We have three blocks A, B, and C of equal mass $m$.

• Block C: Slides horizontally on the frictionless floor.
• Block B: Is constrained against the right vertical face of C. It moves horizontally with C but can slide vertically.
• Block A: Is a hanging mass that drives the system.

String Path: The string comes from the fixed pulley, passes over the pulley mounted on the top-right corner of C, and connects down to Block B.

Let $x_C$ be the horizontal position of block C (and pulley).
Let $y_A$ be the downward position of block A.
Let $y_{B/C}$ be the vertical position of block B relative to the pulley on C.

The total length of the string $L$ is constant. The segments are:

1. Horizontal segment between pulleys: $X_{fixed} – x_C$
2. Vertical segment supporting A: $y_A$
3. Vertical segment supporting B: $y_{B/C}$

$$ L = (X_{fixed} – x_C) + y_A + y_{B/C} $$ Differentiating twice with respect to time (acceleration): $$ 0 = -a_C + a_A + a_{B/C} $$ $$ a_C = a_A + a_{B/C} \quad \text{…(1)} $$

Let $T$ be the tension. All masses are $m$.

For Block A (Hanging):
$$ mg – T = m a_A \quad \text{…(2)} $$

For Block B (Vertical motion):
B moves vertically relative to C. $$ mg – T = m a_{B/C} \quad \text{…(3)} $$

For Block B (Horizontal motion):
B moves to the right with acceleration $a_C$. The force providing this is the Normal force $N$ from C acting on B. $$ N = m a_C \quad \text{…(4)} $$

For Block C (Horizontal motion):
Forces on C in x-direction:

• Tension $T$ acting on the pulley (pulling right).
• Normal force $N$ from B acting on C (pushing left, Newton’s 3rd law).

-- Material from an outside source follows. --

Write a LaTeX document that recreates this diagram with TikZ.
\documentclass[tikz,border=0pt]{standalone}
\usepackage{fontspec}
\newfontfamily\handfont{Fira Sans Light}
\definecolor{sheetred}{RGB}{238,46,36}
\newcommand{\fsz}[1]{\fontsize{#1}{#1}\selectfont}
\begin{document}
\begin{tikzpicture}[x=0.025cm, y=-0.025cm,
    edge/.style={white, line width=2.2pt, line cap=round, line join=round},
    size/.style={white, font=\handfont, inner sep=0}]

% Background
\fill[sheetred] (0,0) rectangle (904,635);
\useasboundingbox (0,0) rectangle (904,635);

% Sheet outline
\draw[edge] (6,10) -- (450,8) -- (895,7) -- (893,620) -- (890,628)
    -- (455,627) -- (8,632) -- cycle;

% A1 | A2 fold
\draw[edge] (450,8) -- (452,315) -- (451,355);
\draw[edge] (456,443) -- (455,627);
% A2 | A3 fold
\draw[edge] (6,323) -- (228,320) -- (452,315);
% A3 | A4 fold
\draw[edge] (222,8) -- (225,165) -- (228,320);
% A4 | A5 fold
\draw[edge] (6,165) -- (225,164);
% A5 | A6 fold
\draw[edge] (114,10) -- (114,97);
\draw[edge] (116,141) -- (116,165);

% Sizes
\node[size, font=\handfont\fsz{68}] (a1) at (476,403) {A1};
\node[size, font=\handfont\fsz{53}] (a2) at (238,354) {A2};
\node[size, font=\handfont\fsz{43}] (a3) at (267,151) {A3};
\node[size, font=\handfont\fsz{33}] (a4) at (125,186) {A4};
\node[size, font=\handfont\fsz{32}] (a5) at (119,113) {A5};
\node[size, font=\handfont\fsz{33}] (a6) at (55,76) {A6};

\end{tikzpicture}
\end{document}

$$ T – N = m a_C \quad \text{…(5)} $$

Comparing (2) and (3), forces are identical ($mg-T$). Thus: $$ a_A = a_{B/C} $$ Substitute into (1): $$ a_C = a_A + a_A = 2a_A $$ Substitute $N$ from (4) into (5): $$ T – m a_C = m a_C \Rightarrow T = 2 m a_C $$ Using $a_C = 2 a_A$: $$ T = 4 m a_A $$ Substitute $T$ back into (2): $$ mg – 4 m a_A = m a_A $$ $$ mg = 5 m a_A \Rightarrow a_A = \frac{g}{5} $$ Since $g = 10 \, \text{m/s}^2$: $$ a_A = 2 \, \text{m/s}^2 $$ Then $a_C = 2(2) = 4 \, \text{m/s}^2$. And $a_{B/C} = 2 \, \text{m/s}^2$.